Extracted records -
------------------------
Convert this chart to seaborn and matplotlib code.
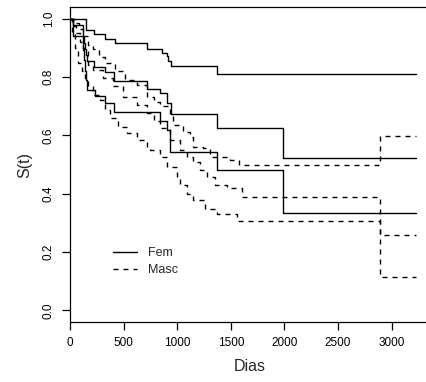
import numpy as np
import pandas as pd
import matplotlib
matplotlib.use("Agg")
import matplotlib.pyplot as plt
import seaborn as sns
from matplotlib.lines import Line2D

# ---- data ----
fem_hi_t = [0, 149, 227, 326, 420, 721, 855, 902, 917, 942, 1368, 3228]
fem_hi_s = [1.0, 0.961, 0.948, 0.931, 0.916, 0.897, 0.883, 0.871, 0.854, 0.837, 0.812, 0.812]

fem_est_t = [0, 25, 118, 125, 135, 140, 145, 155, 227, 326, 410, 721, 840, 902, 940, 1368, 1984, 3228]
fem_est_s = [1.0, 0.979, 0.958, 0.937, 0.916, 0.895, 0.874, 0.854, 0.833, 0.816, 0.788, 0.759, 0.745, 0.710, 0.673, 0.625, 0.521, 0.521]

fem_lo_t = [0, 25, 118, 128, 138, 150, 160, 233, 326, 410, 840, 902, 935, 1368, 1984, 3228]
fem_lo_s = [1.0, 0.941, 0.90, 0.86, 0.82, 0.79, 0.757, 0.736, 0.711, 0.680, 0.648, 0.619, 0.543, 0.481, 0.335, 0.335]

masc_hi_t = [0, 40, 80, 120, 171, 217, 270, 326, 420, 513, 622, 721, 780, 840, 933, 964, 1057, 1119, 1150, 1244, 1306, 1493, 1575, 2895, 3228]
masc_hi_s = [1.0, 0.985, 0.965, 0.94, 0.911, 0.896, 0.87, 0.848, 0.819, 0.791, 0.773, 0.733, 0.715, 0.699, 0.67, 0.636, 0.612, 0.595, 0.561, 0.555, 0.527, 0.516, 0.497, 0.599, 0.599]

masc_est_t = [0, 25, 60, 90, 118, 171, 217, 311, 404, 497, 622, 715, 780, 840, 933, 1026, 1088, 1150, 1213, 1275, 1353, 1462, 1600, 2895, 3228]
masc_est_s = [1.0, 0.975, 0.95, 0.92, 0.894, 0.842, 0.825, 0.796, 0.768, 0.733, 0.704, 0.676, 0.65, 0.624, 0.584, 0.549, 0.527, 0.509, 0.48, 0.457, 0.429, 0.418, 0.388, 0.259, 0.259]

masc_lo_t = [0, 20, 45, 74, 110, 140, 171, 217, 280, 326, 373, 451, 529, 622, 715, 746, 840, 901, 995, 1026, 1090, 1150, 1259, 1368, 1560, 2895, 3228]
masc_lo_s = [1.0, 0.95, 0.9, 0.848, 0.82, 0.796, 0.768, 0.739, 0.722, 0.687, 0.659, 0.63, 0.607, 0.584, 0.555, 0.549, 0.526, 0.492, 0.452, 0.43, 0.40, 0.377, 0.348, 0.331, 0.308, 0.113, 0.113]

groups = ["Fem", "Masc"]
x_ticks = [0, 500, 1000, 1500, 2000, 2500, 3000]
y_ticks = [0.0, 0.2, 0.4, 0.6, 0.8, 1.0]
x_label = "Dias"
y_label = "S(t)"

curves = [
    ("Fem", "hi", fem_hi_t, fem_hi_s),
    ("Fem", "est", fem_est_t, fem_est_s),
    ("Fem", "lo", fem_lo_t, fem_lo_s),
    ("Masc", "hi", masc_hi_t, masc_hi_s),
    ("Masc", "est", masc_est_t, masc_est_s),
    ("Masc", "lo", masc_lo_t, masc_lo_s),
]

sns.set_theme(style="white")
plt.rcParams["font.family"] = ["Liberation Sans", "DejaVu Sans"]

W, H = 426, 382
fig = plt.figure(figsize=(W / 100, H / 100), dpi=100)
ax = fig.add_axes([70 / W, (H - 322) / H, 360 / W, 315 / H])

styles = {"Fem": dict(linestyle="-"), "Masc": dict(linestyle=(0, (3.6, 3.6)))}
for g, kind, t, s in curves:
    df = pd.DataFrame({"t": t, "S": s})
    sns.lineplot(data=df, x="t", y="S", ax=ax, color="black", lw=1.0,
                 drawstyle="steps-post", estimator=None, sort=False,
                 legend=False, **styles[g])

ax.set_xlim(0, 3357)
ax.set_ylim(-0.04, 1.04)
ax.set_xticks(x_ticks)
ax.set_xticklabels([str(v) for v in x_ticks])
ax.set_yticks(y_ticks)
ax.set_yticklabels([f"{v:.1f}" for v in y_ticks], rotation=90, va="center")
ax.tick_params(axis="both", direction="out", length=5.8, width=0.9,
               colors="black", labelsize=8.5, bottom=True, left=True)
ax.tick_params(axis="x", pad=5)
ax.tick_params(axis="y", pad=5)
for side in ["left", "bottom", "top", "right"]:
    ax.spines[side].set_color("black")
    ax.spines[side].set_linewidth(0.9)
ax.set_xlabel(x_label, fontsize=11.5, labelpad=7)
ax.set_ylabel(y_label, fontsize=11.5, labelpad=7.5)

handles = [Line2D([], [], color="black", lw=1.0, **styles[g]) for g in groups]
ax.legend(handles, groups, loc="upper left", frameon=False, fontsize=9,
          bbox_to_anchor=(113 / W, 1 - 247 / H), bbox_transform=fig.transFigure,
          borderpad=0, borderaxespad=0, handlelength=1.9, handletextpad=0.9,
          labelspacing=0.4)

fig.savefig("out.png", dpi=100)
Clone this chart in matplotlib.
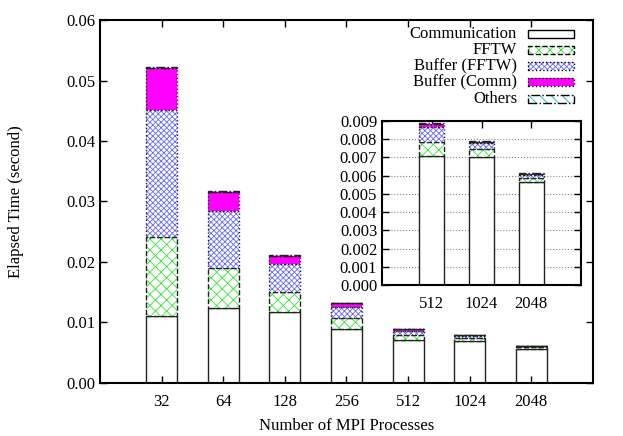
import matplotlib
matplotlib.use("Agg")
import matplotlib.pyplot as plt
from matplotlib.patches import Rectangle
import numpy as np

# -----------------------------
# Data
# -----------------------------
procs = ["32", "64", "128", "256", "512", "1024", "2048"]

communication = [0.0110, 0.01235, 0.0117, 0.0090, 0.0071, 0.0070, 0.00567]
fftw          = [0.0132, 0.0066, 0.0033, 0.0017, 0.00077, 0.00045, 0.00022]
buffer_fftw   = [0.0210, 0.0094, 0.0047, 0.0019, 0.00079, 0.00033, 0.00015]
buffer_comm   = [0.0069, 0.0033, 0.0013, 0.0006, 0.00020, 0.00009, 0.00006]
others        = [0.0001, 0.0001, 0.0001, 0.0001, 0.00004, 0.00003, 0.00003]

labels = ["Communication", "FFTW", "Buffer (FFTW)", "Buffer (Comm)", "Others"]
series = [communication, fftw, buffer_fftw, buffer_comm, others]

# style per component: face, hatch colour, hatch, border style
styles = [
    dict(face="white", hc="black", hatch=None, ls="-"),
    dict(face="white", hc="#33e633", hatch="xxx", ls="--"),
    dict(face="white", hc="#6868ff", hatch="xxxxxx", ls=":"),
    dict(face="#ff00ff", hc="#ff00ff", hatch=None, ls=":"),
    dict(face="white", hc="#00bbbb", hatch="\\\\\\", ls="-."),
]

plt.rcParams["font.family"] = ["Liberation Serif", "DejaVu Serif"]
plt.rcParams["hatch.linewidth"] = 0.6
plt.rcParams["font.size"] = 12


def draw_stack(ax, idx, width=0.5):
    x = np.arange(len(idx))
    bottom = np.zeros(len(idx))
    for vals, st in zip(series, styles):
        v = np.array([vals[i] for i in idx])
        if st["hatch"]:
            ax.bar(x, v, width, bottom=bottom, color=st["face"],
                   edgecolor=st["hc"], hatch=st["hatch"], linewidth=0)
        else:
            ax.bar(x, v, width, bottom=bottom, color=st["face"], linewidth=0)
        ax.bar(x, v, width, bottom=bottom, fill=False, edgecolor="#222222",
               linestyle=st["ls"], linewidth=1.0)
        bottom += v
    ax.set_xticks(x)
    ax.set_xticklabels([procs[i] for i in idx])
    ax.set_xlim(-1, len(idx))
    ax.tick_params(direction="in", top=True, right=True, length=5, width=1)
    ax.tick_params(axis="x", pad=8)
    for s in ax.spines.values():
        s.set_linewidth(1.5)


fig = plt.figure(figsize=(6.23, 4.36), dpi=100)
ax = fig.add_axes([0.1605, 0.1216, 0.7913, 0.8325])
draw_stack(ax, range(len(procs)))
ax.set_ylim(0, 0.06)
ax.set_yticks(np.arange(0, 0.061, 0.01))
ax.yaxis.set_major_formatter(plt.FormatStrFormatter("%.2f"))
ax.set_xlabel("Number of MPI Processes", labelpad=6)
ax.set_ylabel("Elapsed Time (second)", labelpad=30)

# legend drawn by hand: text right aligned, swatch on the right
ys = [0.961, 0.917, 0.873, 0.829, 0.783]
for lab, st, y in zip(labels, styles, ys):
    ax.text(0.846, y, lab, transform=ax.transAxes, ha="right", va="center")
    if st["hatch"]:
        ax.add_patch(Rectangle((0.868, y - 0.011), 0.093, 0.022, transform=ax.transAxes,
                               facecolor=st["face"], edgecolor=st["hc"],
                               hatch=st["hatch"], linewidth=0))
    else:
        ax.add_patch(Rectangle((0.868, y - 0.011), 0.093, 0.022, transform=ax.transAxes,
                               facecolor=st["face"], linewidth=0))
    ax.add_patch(Rectangle((0.868, y - 0.011), 0.093, 0.022, transform=ax.transAxes,
                           fill=False, edgecolor="black", linestyle=st["ls"],
                           linewidth=1.0))

# inset
axi = fig.add_axes([0.6132, 0.3463, 0.3194, 0.3762])
axi.set_axisbelow(True)
axi.grid(True, axis="y", linestyle=":", color="#888888", linewidth=0.8)
draw_stack(axi, [4, 5, 6])
axi.set_ylim(0, 0.009)
axi.set_yticks(np.arange(0, 0.0091, 0.001))
axi.yaxis.set_major_formatter(plt.FormatStrFormatter("%.3f"))

plt.savefig("out.png", dpi=100)
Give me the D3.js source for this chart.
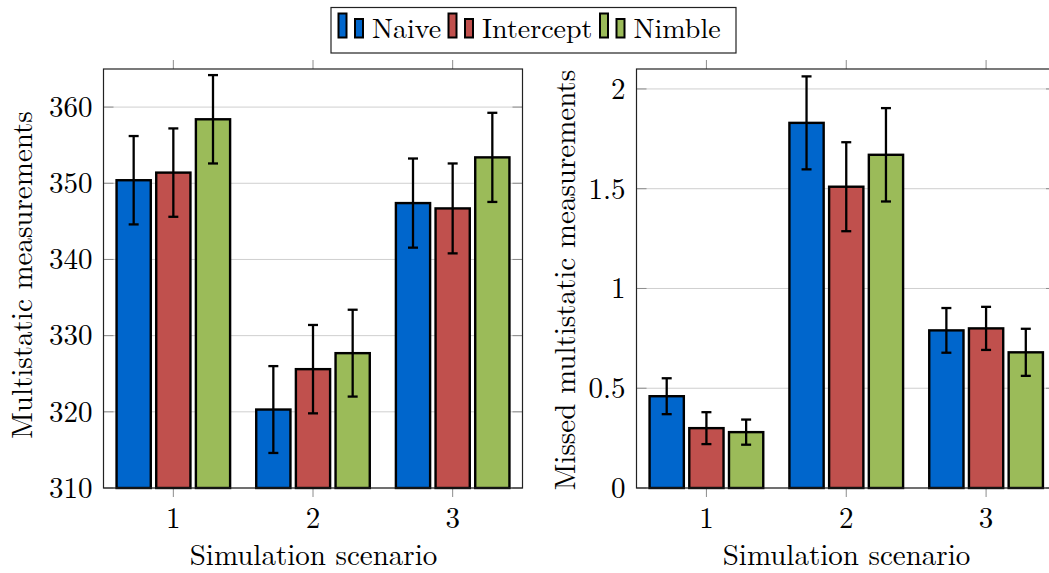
<!DOCTYPE html>
<html>
<head>
<meta charset="utf-8">
<script src="https://cdn.jsdelivr.net/npm/d3@7"></script>
<style>
  body { margin: 0; background: #fff; }
</style>
</head>
<body>
<svg id="chart" width="1049" height="573"></svg>
<script>
// Categories (simulation scenarios) and series names
const scenarios = [1, 2, 3];
const seriesNames = ["Naive", "Intercept", "Nimble"];
const seriesColors = ["#0066cc", "#c0504d", "#9bbb59"];

// Left panel: multistatic measurements (mean and half error)
const measNaive = [350.4, 320.3, 347.4];
const measIntercept = [351.4, 325.6, 346.7];
const measNimble = [358.4, 327.7, 353.4];
const measNaiveErr = [5.8, 5.7, 5.85];
const measInterceptErr = [5.8, 5.8, 5.9];
const measNimbleErr = [5.8, 5.7, 5.85];
const measTicks = [310, 320, 330, 340, 350, 360];

// Right panel: missed multistatic measurements
const missNaive = [0.46, 1.83, 0.79];
const missIntercept = [0.30, 1.51, 0.80];
const missNimble = [0.28, 1.67, 0.68];
const missNaiveErr = [0.09, 0.233, 0.112];
const missInterceptErr = [0.08, 0.223, 0.108];
const missNimbleErr = [0.063, 0.234, 0.118];
const missTicks = [0, 0.5, 1, 1.5, 2];

const FONT = "'Latin Modern Roman', 'Liberation Serif'";
const svg = d3.select('#chart');

/* Draws one grouped bar panel with error bars */
function drawPanel(box, values, errors, yDomain, yTicks, yLabel) {
    var g = svg.append('g');

    var x = d3.scaleLinear().domain([0.5, 3.5]).range([box.left, box.right]);
    var y = d3.scaleLinear().domain(yDomain).range([box.bottom, box.top]);

    // bar offsets and width in category units
    var offset = 0.284, barW = x(0.245) - x(0);

    // horizontal grid lines
    g.append('g').selectAll('line').data(yTicks).enter().append('line')
        .attr('x1', box.left).attr('x2', box.right)
        .attr('y1', d => y(d)).attr('y2', d => y(d))
        .attr('stroke', '#cfcfcf').attr('stroke-width', 1);

    // y ticks inside left and right
    [box.left, box.right].forEach(function(px, k) {
        g.append('g').selectAll('line').data(yTicks).enter().append('line')
            .attr('x1', px).attr('x2', k == 0 ? px + 10 : px - 10)
            .attr('y1', d => y(d)).attr('y2', d => y(d))
            .attr('stroke', '#8c8c8c').attr('stroke-width', 1);
    });

    // x ticks outside top and bottom
    g.append('g').selectAll('line').data(scenarios).enter().append('line')
        .attr('x1', d => x(d)).attr('x2', d => x(d))
        .attr('y1', box.bottom).attr('y2', box.bottom + 9)
        .attr('stroke', '#8c8c8c').attr('stroke-width', 1);
    g.append('g').selectAll('line').data(scenarios).enter().append('line')
        .attr('x1', d => x(d)).attr('x2', d => x(d))
        .attr('y1', box.top).attr('y2', box.top - 9)
        .attr('stroke', '#8c8c8c').attr('stroke-width', 1);

    // bars and error bars
    values.forEach(function(series, s) {
        var pts = scenarios.map((c, i) => ({ c: c, v: series[i], e: errors[s][i] }));
        var sg = g.append('g');
        sg.selectAll('rect').data(pts).enter().append('rect')
            .attr('x', d => x(d.c + (s - 1) * offset) - barW / 2)
            .attr('width', barW)
            .attr('y', d => y(d.v))
            .attr('height', d => y(yDomain[0]) - y(d.v))
            .attr('fill', seriesColors[s])
            .attr('stroke', '#000').attr('stroke-width', 2.4);

        var eg = sg.selectAll('g.err').data(pts).enter().append('g').attr('class', 'err')
            .attr('stroke', '#000').attr('stroke-width', 2.3);
        eg.append('line')
            .attr('x1', d => x(d.c + (s - 1) * offset)).attr('x2', d => x(d.c + (s - 1) * offset))
            .attr('y1', d => y(d.v + d.e)).attr('y2', d => y(d.v - d.e));
        eg.append('line')
            .attr('x1', d => x(d.c + (s - 1) * offset) - 5).attr('x2', d => x(d.c + (s - 1) * offset) + 5)
            .attr('y1', d => y(d.v + d.e)).attr('y2', d => y(d.v + d.e));
        eg.append('line')
            .attr('x1', d => x(d.c + (s - 1) * offset) - 5).attr('x2', d => x(d.c + (s - 1) * offset) + 5)
            .attr('y1', d => y(d.v - d.e)).attr('y2', d => y(d.v - d.e));
    });

    // frame
    g.append('rect')
        .attr('x', box.left).attr('y', box.top)
        .attr('width', box.right - box.left).attr('height', box.bottom - box.top)
        .attr('fill', 'none').attr('stroke', '#222').attr('stroke-width', 1.2);

    // tick labels
    g.append('g').selectAll('text').data(yTicks).enter().append('text')
        .attr('x', box.left - 11).attr('y', d => y(d))
        .attr('dy', '0.34em').attr('text-anchor', 'end')
        .style('font-family', FONT).style('font-size', '29px')
        .text(d => d3.format('~g')(d));
    g.append('g').selectAll('text').data(scenarios).enter().append('text')
        .attr('x', d => x(d)).attr('y', 528)
        .attr('text-anchor', 'middle')
        .style('font-family', FONT).style('font-size', '29px')
        .text(d => d);

    // axis labels
    g.append('text')
        .attr('x', box.left + 210)
        .attr('y', 565).attr('text-anchor', 'middle')
        .style('font-family', FONT).style('font-size', '29px')
        .text('Simulation scenario');
    g.append('text')
        .attr('transform', `translate(${box.labelX}, ${box.labelY}) rotate(-90)`)
        .attr('text-anchor', 'middle')
        .style('font-family', FONT).style('font-size', '29px')
        .text(yLabel);
}

drawPanel({ left: 103.5, right: 522.5, top: 69, bottom: 488, labelX: 32, labelY: 275 },
    [measNaive, measIntercept, measNimble],
    [measNaiveErr, measInterceptErr, measNimbleErr],
    [310, 365], measTicks, 'Multistatic measurements');

drawPanel({ left: 636.5, right: 1056, top: 69, bottom: 488, labelX: 575, labelY: 280 },
    [missNaive, missIntercept, missNimble],
    [missNaiveErr, missInterceptErr, missNimbleErr],
    [0, 2.1], missTicks, 'Missed multistatic measurements');

// legend
var legend = svg.append('g');
legend.append('rect')
    .attr('x', 331).attr('y', 7.5).attr('width', 405).attr('height', 45.5)
    .attr('fill', '#fff').attr('stroke', '#222').attr('stroke-width', 1.2);
var legendX = [338.5, 448.5, 600];
seriesNames.forEach(function(name, s) {
    var lx = legendX[s];
    legend.append('rect').attr('x', lx).attr('y', 13.5).attr('width', 8).attr('height', 24)
        .attr('fill', seriesColors[s]).attr('stroke', '#000').attr('stroke-width', 2);
    legend.append('rect').attr('x', lx + 16.5).attr('y', 19).attr('width', 8).attr('height', 18.5)
        .attr('fill', seriesColors[s]).attr('stroke', '#000').attr('stroke-width', 2);
    legend.append('text').attr('x', lx + 33.5).attr('y', 37.7)
        .style('font-family', FONT).style('font-size', '28px').text(name);
});
</script>
</body>
</html>
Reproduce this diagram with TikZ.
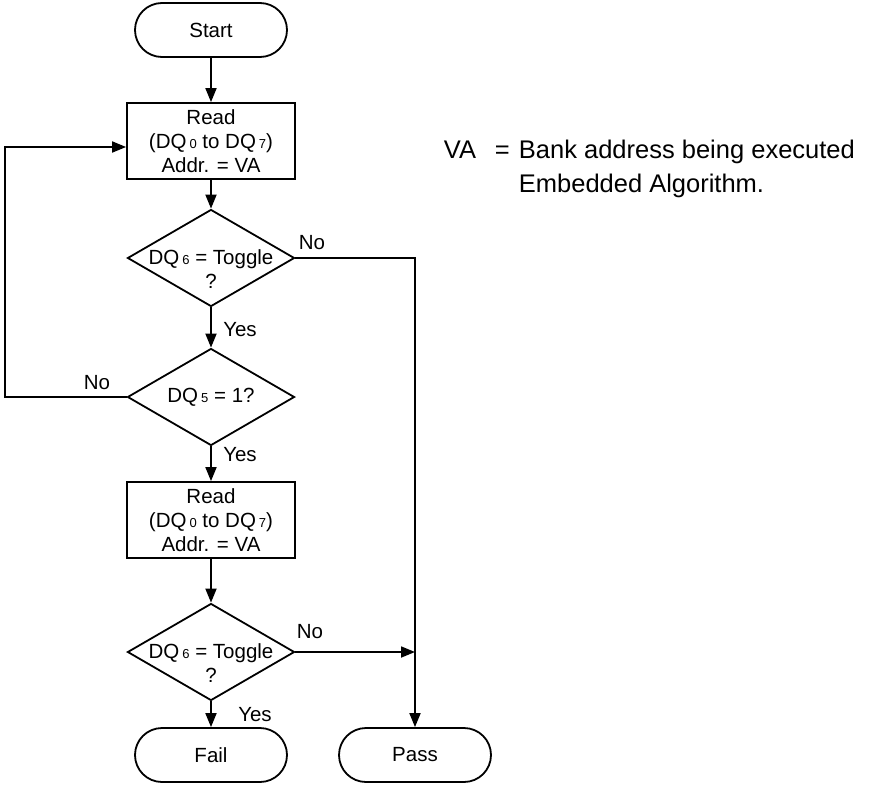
------------------------
What this task involves - Restate only the lines running from the start of the material above through the line containing "0.837, 0.812, 0.812]", ends included. No pictures.

Full solution -
Convert this chart to seaborn and matplotlib code.
import numpy as np
import pandas as pd
import matplotlib
matplotlib.use("Agg")
import matplotlib.pyplot as plt
import seaborn as sns
from matplotlib.lines import Line2D

# ---- data ----
fem_hi_t = [0, 149, 227, 326, 420, 721, 855, 902, 917, 942, 1368, 3228]
fem_hi_s = [1.0, 0.961, 0.948, 0.931, 0.916, 0.897, 0.883, 0.871, 0.854, 0.837, 0.812, 0.812]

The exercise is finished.